Does digital media deliver a better return on investment than TV?
Patti Wakeling, global director-media insights at Unilever, neatly sidestepped that query put to her by a Coca-Cola exec during a presentation before the Advertising Research Foundation in March.
It is a good question, but here's an even better one: Does it sell soap at all? That head-scratcher is cropping up more often from major and minor players in packaged goods, a category accustomed to measuring marketing success not by conversation, community-building, virtual transactions or sales leads but by precisely how many packages of Dove went from shelves to shopping carts at Piggly Wiggly.
The answer is yes, but it's taken a long time to divine it.
In 1994, Ed Artzt, who was then CEO of the world's-biggest ad spender, Procter & Gamble Co., called for ad agencies to board the interactive train or be left in the dust. It sounded an alarm. Eighteen years later, it seems P&G and its competitors have hit the snooze button a million times (roughly all the nine-minute intervals from then to now).
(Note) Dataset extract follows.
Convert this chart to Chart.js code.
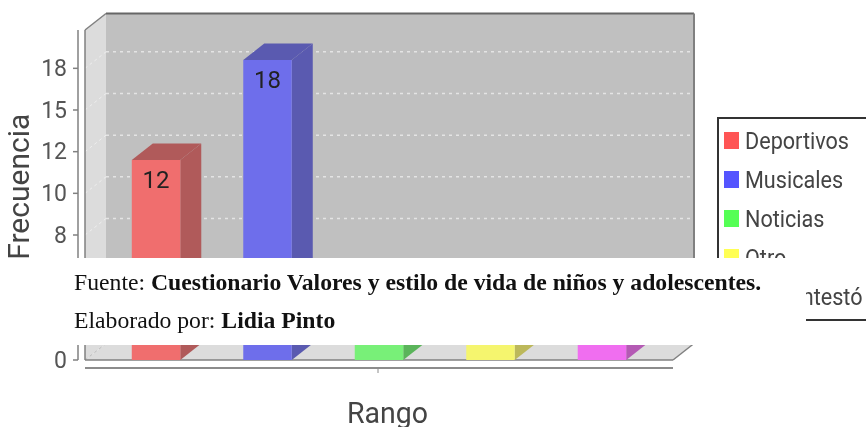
<!DOCTYPE html>
<html>
<head>
<meta charset="utf-8">
<script src="https://cdn.jsdelivr.net/npm/chart.js@4"></script>
<style>
  html, body { margin: 0; padding: 0; background: #fff; width: 866px; height: 427px; overflow: hidden; }
  #chart { position: absolute; left: 0; top: 0; filter: blur(0.6px); }
  #legend { position: absolute; left: 717px; top: 117px; width: 200px; height: 200px; border: 2px solid #333; filter: blur(0.5px);
    font: 24px Roboto, sans-serif; color: #444; }
  #legend div { position: absolute; left: 26px; height: 30px; line-height: 30px; white-space: nowrap; transform: scaleX(0.9); transform-origin: left center; }
  #legend span { position: absolute; left: 5px; width: 15px; height: 17px; }
  #note { position: absolute; left: 32px; top: 258px; width: 774px; height: 87px; background: #fff;
    font: 23px "Liberation Serif", serif; color: #111; filter: blur(0.3px); }
  #note p { position: absolute; left: 42px; margin: 0; white-space: nowrap; transform: scaleX(1.03); transform-origin: left center; }
</style>
</head>
<body>
<canvas id="chart" width="866" height="427"></canvas>
<div id="legend"></div>
<div id="note">
  <p style="top:12px">Fuente: <b>Cuestionario Valores y estilo de vida de niños y adolescentes.</b></p>
  <p style="top:50px">Elaborado por: <b>Lidia Pinto</b></p>
</div>
<script>
const seriesNames = ['Deportivos', 'Musicales', 'Noticias', 'Otro', 'No contestó'];
const seriesValues = [12, 18, 5, 4, 3];
const frontColors = ['#f06e6e', '#6e6eeb', '#78f078', '#f5f56e', '#f06ef0'];
const sideColors = ['#b05a5a', '#5a5ab0', '#5ab45a', '#bcb85a', '#b45ab4'];
const swatchColors = ['#ff5555', '#5555ff', '#55ff55', '#ffff55', '#ff55ff'];
const tickLabels = ['0', '2', '5', '8', '10', '12', '15', '18'];
const axisFont = 'Roboto, sans-serif';

// depth of the fake 3d box
const dx = 21;
const dy = 16.5;

seriesNames.forEach((name, i) => {
  const top = 7 + i * 39;
  const box = document.createElement('span');
  box.style.background = swatchColors[i];
  box.style.top = (top + 6) + 'px';
  const row = document.createElement('div');
  row.style.top = top + 'px';
  row.textContent = name;
  document.getElementById('legend').append(box, row);
});

function poly(ctx, pts, fill) {
  ctx.beginPath();
  pts.forEach((p, i) => i ? ctx.lineTo(p[0], p[1]) : ctx.moveTo(p[0], p[1]));
  ctx.closePath();
  ctx.fillStyle = fill;
  ctx.fill();
}

function line(ctx, x1, y1, x2, y2, color, width, dash) {
  ctx.beginPath();
  ctx.setLineDash(dash || []);
  ctx.moveTo(x1, y1);
  ctx.lineTo(x2, y2);
  ctx.strokeStyle = color;
  ctx.lineWidth = width;
  ctx.stroke();
  ctx.setLineDash([]);
}

const box3d = {
  id: 'box3d',
  beforeDatasetsDraw(chart) {
    const { ctx, chartArea: a, scales: { y } } = chart;
    ctx.save();
    // walls and floor
    poly(ctx, [[a.left + dx, a.top - dy], [a.right + dx, a.top - dy], [a.right + dx, a.bottom - dy], [a.left + dx, a.bottom - dy]], '#c0c0c0');
    poly(ctx, [[a.left, a.top], [a.left + dx, a.top - dy], [a.left + dx, a.bottom - dy], [a.left, a.bottom]], '#dcdcdc');
    poly(ctx, [[a.left, a.bottom], [a.left + dx, a.bottom - dy], [a.right + dx, a.bottom - dy], [a.right, a.bottom]], '#dcdcdc');
    // grid on the back wall and left wall
    y.ticks.forEach((t, i) => {
      const py = y.getPixelForTick(i);
      line(ctx, a.left + dx, py - dy, a.right + dx, py - dy, i ? '#e4e4e4' : '#bbbbbb', 1.5, [3, 4]);
      line(ctx, a.left, py, a.left + dx, py - dy, i ? '#eeeeee' : '#bbbbbb', 1, [3, 3]);
    });
    // outlines
    line(ctx, a.left + dx, a.top - dy, a.right + dx, a.top - dy, '#666666', 2);
    line(ctx, a.right + dx, a.top - dy, a.right + dx, a.bottom - dy, '#808080', 2);
    line(ctx, a.left, a.top, a.left + dx, a.top - dy, '#808080', 1.5);
    line(ctx, a.left, a.top, a.left, a.bottom, '#808080', 1.5);
    line(ctx, a.left, a.bottom, a.right, a.bottom, '#808080', 1.5);
    line(ctx, a.right, a.bottom, a.right + dx, a.bottom - dy, '#808080', 1.5);
    // side and top faces of the bars
    chart.data.datasets.forEach((ds, i) => {
      const bar = chart.getDatasetMeta(i).data[0];
      const l = bar.x - bar.width / 2;
      const r = bar.x + bar.width / 2;
      poly(ctx, [[r, bar.y], [r + dx, bar.y - dy], [r + dx, bar.base - dy], [r, bar.base]], sideColors[i]);
      poly(ctx, [[l, bar.y], [l + dx, bar.y - dy], [r + dx, bar.y - dy], [r, bar.y]], sideColors[i]);
    });
    ctx.restore();
  },
  afterDraw(chart) {
    const { ctx, chartArea: a, scales: { y } } = chart;
    ctx.save();
    // axes sit a little away from the box
    const axisX = a.left - 7;
    line(ctx, axisX, a.top, axisX, a.bottom, '#808080', 1.5);
    y.ticks.forEach((t, i) => {
      const py = y.getPixelForTick(i);
      line(ctx, axisX - 5, py, axisX, py, '#808080', 1.5);
    });
    line(ctx, a.left, a.bottom + 8, a.right, a.bottom + 8, '#8c8c8c', 2);
    line(ctx, (a.left + a.right) / 2 - 1, a.bottom + 8, (a.left + a.right) / 2 - 1, a.bottom + 13, '#8c8c8c', 1);
    // value labels
    ctx.font = '24px ' + axisFont;
    ctx.fillStyle = '#222';
    ctx.textAlign = 'center';
    ctx.textBaseline = 'middle';
    chart.data.datasets.forEach((ds, i) => {
      const bar = chart.getDatasetMeta(i).data[0];
      ctx.fillText(String(ds.data[0]), bar.x, bar.y + 22);
    });
    // axis titles are centred on the whole box, depth included
    ctx.font = '29px ' + axisFont;
    ctx.fillStyle = '#444';
    ctx.fillText('Rango', (a.left + a.right + dx) / 2 - 2, 416, 81);
    ctx.font = '30px ' + axisFont;
    ctx.translate(21, (a.top - dy + a.bottom) / 2);
    ctx.rotate(-Math.PI / 2);
    ctx.fillText('Frecuencia', 0, 0, 153);
    ctx.restore();
  }
};

new Chart(document.getElementById('chart'), {
  type: 'bar',
  data: {
    labels: [''],
    datasets: seriesNames.map((name, i) => ({
      label: name,
      data: [seriesValues[i]],
      backgroundColor: frontColors[i],
      categoryPercentage: 0.948,
      barPercentage: 0.435
    }))
  },
  options: {
    responsive: false,
    animation: false,
    layout: { padding: { top: 30, right: 193, left: 0, bottom: 0 } },
    scales: {
      x: {
        grid: { display: false },
        border: { display: false },
        ticks: { display: false },
        afterFit: scale => { scale.height = 67; }
      },
      y: {
        min: 0,
        max: 19.8,
        grid: { display: false },
        border: { display: false },
        afterFit: scale => { scale.width = 85; },
        afterBuildTicks: scale => { scale.ticks = scale.ticks.filter(t => t.value <= 17.5); },
        ticks: {
          stepSize: 2.5,
          padding: 10,
          labelOffset: 2,
          color: '#555',
          font: { size: 23, family: axisFont },
          callback: (value, index) => tickLabels[index]
        }
      }
    },
    plugins: {
      legend: { display: false },
      tooltip: { enabled: false }
    }
  },
  plugins: [box3d]
});
</script>
</body>
</html>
By the most generous estimates, the all-in costs of digital make up around 10% of P&G's U.S. marketing outlay and a similar share for P&G's big global rivals, Unilever and L'Oréal -- Nos. 2 and 3 in global ad spending, respectively. Digital has its place for them, behind TV and magazines.
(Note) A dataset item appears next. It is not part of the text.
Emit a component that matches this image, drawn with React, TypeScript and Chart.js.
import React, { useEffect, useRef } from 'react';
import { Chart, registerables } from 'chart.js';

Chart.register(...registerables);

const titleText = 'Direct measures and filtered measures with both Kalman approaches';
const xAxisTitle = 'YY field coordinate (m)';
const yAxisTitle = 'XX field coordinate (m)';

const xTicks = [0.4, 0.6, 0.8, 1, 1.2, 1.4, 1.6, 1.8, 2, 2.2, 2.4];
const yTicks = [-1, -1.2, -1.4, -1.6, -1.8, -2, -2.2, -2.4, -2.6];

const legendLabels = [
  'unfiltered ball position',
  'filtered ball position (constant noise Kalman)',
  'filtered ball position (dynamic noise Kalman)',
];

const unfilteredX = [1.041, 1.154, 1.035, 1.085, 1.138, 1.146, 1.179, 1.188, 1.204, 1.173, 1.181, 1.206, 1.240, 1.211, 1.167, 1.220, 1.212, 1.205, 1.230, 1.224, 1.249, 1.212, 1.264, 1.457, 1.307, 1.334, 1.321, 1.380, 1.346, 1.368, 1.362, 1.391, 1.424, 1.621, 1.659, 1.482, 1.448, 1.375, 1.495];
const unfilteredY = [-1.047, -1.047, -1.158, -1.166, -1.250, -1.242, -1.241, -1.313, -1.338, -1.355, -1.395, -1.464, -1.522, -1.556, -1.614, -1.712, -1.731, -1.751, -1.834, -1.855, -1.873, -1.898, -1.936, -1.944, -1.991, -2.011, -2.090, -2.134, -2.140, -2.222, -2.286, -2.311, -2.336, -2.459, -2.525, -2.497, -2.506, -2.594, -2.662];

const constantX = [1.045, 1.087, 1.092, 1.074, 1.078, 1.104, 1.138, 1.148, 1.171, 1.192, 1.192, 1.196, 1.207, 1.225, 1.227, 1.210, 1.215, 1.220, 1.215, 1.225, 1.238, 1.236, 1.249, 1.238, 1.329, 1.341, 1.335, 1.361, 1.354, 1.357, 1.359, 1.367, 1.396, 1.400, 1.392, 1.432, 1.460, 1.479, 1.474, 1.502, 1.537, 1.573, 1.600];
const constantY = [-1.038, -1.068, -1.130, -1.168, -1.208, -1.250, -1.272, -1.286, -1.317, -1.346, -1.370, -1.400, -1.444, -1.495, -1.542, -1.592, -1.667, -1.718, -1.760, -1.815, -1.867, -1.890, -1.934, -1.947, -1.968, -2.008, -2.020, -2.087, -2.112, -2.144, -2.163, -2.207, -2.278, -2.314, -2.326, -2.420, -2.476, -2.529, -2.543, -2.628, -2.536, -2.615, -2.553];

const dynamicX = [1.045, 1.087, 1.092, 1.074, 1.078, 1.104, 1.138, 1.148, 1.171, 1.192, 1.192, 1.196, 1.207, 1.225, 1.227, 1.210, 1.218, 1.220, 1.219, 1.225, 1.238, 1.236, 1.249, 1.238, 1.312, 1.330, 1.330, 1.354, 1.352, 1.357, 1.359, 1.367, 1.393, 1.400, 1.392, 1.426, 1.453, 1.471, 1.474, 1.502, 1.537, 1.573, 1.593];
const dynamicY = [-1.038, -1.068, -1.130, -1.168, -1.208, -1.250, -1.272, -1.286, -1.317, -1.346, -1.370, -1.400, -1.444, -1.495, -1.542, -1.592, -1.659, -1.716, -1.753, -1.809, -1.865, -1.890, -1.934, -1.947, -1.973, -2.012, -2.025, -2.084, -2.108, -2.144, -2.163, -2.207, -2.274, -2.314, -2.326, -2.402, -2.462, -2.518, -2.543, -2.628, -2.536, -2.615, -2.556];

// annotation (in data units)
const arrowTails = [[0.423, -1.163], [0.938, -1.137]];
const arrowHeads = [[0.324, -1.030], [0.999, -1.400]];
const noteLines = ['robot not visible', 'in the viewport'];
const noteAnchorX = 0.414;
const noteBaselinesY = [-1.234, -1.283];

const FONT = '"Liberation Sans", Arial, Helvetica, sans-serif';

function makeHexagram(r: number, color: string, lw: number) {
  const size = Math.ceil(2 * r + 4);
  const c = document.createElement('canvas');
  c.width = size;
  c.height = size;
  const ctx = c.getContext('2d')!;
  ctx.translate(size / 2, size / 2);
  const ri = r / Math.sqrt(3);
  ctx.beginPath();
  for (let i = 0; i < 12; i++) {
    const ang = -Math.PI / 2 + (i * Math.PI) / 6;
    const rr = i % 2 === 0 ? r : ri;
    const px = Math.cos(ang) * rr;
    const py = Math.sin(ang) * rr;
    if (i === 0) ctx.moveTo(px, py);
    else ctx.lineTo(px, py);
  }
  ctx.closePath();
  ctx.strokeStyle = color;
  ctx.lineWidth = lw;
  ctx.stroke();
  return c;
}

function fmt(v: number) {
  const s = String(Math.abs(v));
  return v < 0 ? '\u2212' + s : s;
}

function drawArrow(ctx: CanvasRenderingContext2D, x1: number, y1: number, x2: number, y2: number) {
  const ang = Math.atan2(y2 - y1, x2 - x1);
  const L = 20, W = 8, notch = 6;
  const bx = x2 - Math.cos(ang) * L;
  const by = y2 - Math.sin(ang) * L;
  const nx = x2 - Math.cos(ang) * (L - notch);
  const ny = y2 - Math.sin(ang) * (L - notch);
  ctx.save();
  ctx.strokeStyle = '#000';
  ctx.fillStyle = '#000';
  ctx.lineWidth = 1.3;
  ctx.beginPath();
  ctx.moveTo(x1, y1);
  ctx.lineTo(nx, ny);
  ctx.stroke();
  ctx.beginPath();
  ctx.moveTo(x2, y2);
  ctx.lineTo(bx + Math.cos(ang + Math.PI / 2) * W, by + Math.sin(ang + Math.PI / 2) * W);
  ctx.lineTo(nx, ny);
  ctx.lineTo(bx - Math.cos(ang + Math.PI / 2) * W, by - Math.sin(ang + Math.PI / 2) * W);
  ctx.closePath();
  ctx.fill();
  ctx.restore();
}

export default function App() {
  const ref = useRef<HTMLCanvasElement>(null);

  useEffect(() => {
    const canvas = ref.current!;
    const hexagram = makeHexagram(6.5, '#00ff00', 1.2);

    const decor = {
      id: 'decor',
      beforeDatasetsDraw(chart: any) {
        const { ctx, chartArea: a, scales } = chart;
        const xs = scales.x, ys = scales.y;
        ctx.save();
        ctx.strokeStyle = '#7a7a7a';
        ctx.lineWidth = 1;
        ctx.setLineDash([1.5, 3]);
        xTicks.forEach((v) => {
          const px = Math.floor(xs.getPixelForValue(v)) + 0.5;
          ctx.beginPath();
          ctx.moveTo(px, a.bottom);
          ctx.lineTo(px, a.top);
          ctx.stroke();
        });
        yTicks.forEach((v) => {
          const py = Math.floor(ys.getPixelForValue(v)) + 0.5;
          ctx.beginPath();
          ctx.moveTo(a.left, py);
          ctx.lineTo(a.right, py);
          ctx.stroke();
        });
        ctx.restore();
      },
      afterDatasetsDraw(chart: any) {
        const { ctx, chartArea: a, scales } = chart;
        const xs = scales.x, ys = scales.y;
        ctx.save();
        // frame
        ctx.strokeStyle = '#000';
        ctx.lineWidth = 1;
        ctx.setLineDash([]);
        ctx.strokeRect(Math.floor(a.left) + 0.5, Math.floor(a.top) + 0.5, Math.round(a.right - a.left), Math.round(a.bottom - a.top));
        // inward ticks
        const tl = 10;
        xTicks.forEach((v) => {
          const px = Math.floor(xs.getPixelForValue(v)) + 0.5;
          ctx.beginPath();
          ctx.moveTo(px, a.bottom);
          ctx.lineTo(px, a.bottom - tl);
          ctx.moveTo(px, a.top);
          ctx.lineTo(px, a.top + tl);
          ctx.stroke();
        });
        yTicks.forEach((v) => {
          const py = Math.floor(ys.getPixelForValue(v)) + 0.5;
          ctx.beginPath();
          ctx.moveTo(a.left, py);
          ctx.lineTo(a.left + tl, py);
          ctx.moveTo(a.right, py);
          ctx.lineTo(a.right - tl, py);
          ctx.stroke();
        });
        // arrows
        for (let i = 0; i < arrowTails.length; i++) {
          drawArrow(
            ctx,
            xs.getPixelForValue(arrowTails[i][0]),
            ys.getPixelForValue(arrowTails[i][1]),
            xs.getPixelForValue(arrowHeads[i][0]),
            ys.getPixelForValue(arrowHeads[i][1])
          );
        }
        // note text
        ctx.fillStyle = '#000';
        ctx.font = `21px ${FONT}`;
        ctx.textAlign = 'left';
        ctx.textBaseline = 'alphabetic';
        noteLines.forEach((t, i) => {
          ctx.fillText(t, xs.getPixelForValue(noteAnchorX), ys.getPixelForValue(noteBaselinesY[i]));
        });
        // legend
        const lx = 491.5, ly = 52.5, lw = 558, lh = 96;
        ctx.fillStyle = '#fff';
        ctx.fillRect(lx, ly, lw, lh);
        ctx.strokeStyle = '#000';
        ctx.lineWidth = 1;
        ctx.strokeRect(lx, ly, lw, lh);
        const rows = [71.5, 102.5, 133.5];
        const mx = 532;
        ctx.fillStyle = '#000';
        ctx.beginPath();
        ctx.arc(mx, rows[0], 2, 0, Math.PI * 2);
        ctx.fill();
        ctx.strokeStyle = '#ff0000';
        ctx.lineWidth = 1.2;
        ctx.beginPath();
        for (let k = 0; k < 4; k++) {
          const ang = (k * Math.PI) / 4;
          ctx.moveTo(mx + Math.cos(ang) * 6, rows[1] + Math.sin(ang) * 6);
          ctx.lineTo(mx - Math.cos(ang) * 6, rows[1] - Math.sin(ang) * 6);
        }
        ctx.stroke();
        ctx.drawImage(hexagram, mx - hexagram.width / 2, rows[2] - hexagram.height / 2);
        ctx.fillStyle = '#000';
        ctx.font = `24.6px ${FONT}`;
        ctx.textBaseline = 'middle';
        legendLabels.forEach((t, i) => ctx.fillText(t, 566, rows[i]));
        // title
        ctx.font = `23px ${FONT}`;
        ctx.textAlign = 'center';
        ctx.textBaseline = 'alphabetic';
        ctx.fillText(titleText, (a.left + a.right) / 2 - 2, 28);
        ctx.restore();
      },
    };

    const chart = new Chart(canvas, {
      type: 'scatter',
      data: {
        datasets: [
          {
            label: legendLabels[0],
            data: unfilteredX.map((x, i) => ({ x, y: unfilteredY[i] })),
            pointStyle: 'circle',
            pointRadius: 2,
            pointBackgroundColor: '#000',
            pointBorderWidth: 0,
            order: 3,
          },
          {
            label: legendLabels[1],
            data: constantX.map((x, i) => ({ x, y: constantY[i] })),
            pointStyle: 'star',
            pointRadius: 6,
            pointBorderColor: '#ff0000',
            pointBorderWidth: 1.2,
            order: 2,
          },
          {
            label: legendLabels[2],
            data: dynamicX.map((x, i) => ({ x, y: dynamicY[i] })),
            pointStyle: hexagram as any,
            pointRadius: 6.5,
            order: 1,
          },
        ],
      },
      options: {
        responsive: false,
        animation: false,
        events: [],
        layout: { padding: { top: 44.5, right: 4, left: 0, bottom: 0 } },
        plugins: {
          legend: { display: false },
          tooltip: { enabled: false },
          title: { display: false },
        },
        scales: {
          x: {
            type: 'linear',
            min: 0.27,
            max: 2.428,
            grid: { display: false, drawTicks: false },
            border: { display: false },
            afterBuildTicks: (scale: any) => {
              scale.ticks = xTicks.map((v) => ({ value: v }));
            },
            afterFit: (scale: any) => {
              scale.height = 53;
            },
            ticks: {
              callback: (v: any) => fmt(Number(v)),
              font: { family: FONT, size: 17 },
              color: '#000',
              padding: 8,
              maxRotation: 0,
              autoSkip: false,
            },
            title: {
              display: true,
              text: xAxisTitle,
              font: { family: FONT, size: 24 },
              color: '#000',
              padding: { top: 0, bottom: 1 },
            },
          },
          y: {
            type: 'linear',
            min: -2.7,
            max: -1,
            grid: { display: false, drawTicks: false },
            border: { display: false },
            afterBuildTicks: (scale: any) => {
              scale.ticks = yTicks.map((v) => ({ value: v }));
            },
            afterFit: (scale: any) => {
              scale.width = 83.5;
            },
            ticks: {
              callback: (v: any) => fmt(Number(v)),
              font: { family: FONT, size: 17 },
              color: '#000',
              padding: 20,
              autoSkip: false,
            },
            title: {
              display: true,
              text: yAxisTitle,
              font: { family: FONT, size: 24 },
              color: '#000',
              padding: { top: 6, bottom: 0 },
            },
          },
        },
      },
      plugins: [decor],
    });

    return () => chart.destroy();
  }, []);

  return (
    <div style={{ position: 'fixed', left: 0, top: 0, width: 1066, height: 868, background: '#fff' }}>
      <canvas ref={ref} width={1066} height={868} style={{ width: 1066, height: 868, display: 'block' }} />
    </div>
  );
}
It would be easy to look at this and conclude that digital will never play a central role for consumer packaged goods, and that the industry's data-driven executives must have caught on to the fact that digital just doesn't work that well for them, despite much talk of late about how efficient it is .
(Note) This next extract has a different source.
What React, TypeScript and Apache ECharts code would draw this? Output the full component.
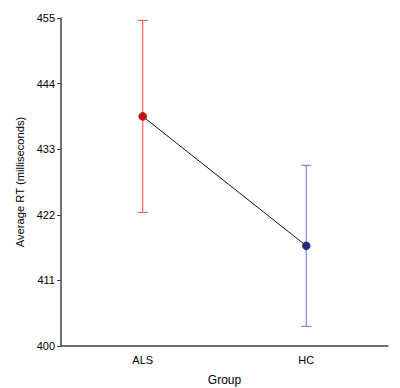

But the reality is far more complex. Several studies suggest digital sells as well or better than TV for CPG brands. Despite the slow uptake through nearly two decades of hype , packaged goods may now be on the upward slope of a hyperbolic adoption curve, since digital as a percentage of marketing spend has doubled or tripled at P&G, Unilever and L'Oréal over the past few years. Moreover, digital media appears on the brink of some measurement breakthroughs that could have huge ramifications for data-driven CPG marketers. That data revolution, however, is proceeding on separate tracks with vastly different implications for how digital will be used. On one of those tracks, Nielsen and ComScore have each been developing online gross-ratings -point systems (GRPs) that measure digital display and video audiences using the same age-sex demographics as TV. By putting digital on a measurement playing field similar to TV -- some might say just as bad as TV, thanks to its lack of behavioral targeting or indication of sales response -- these tools allow digital to be evaluated the same way as TV, using tools like marketing-mix modeling.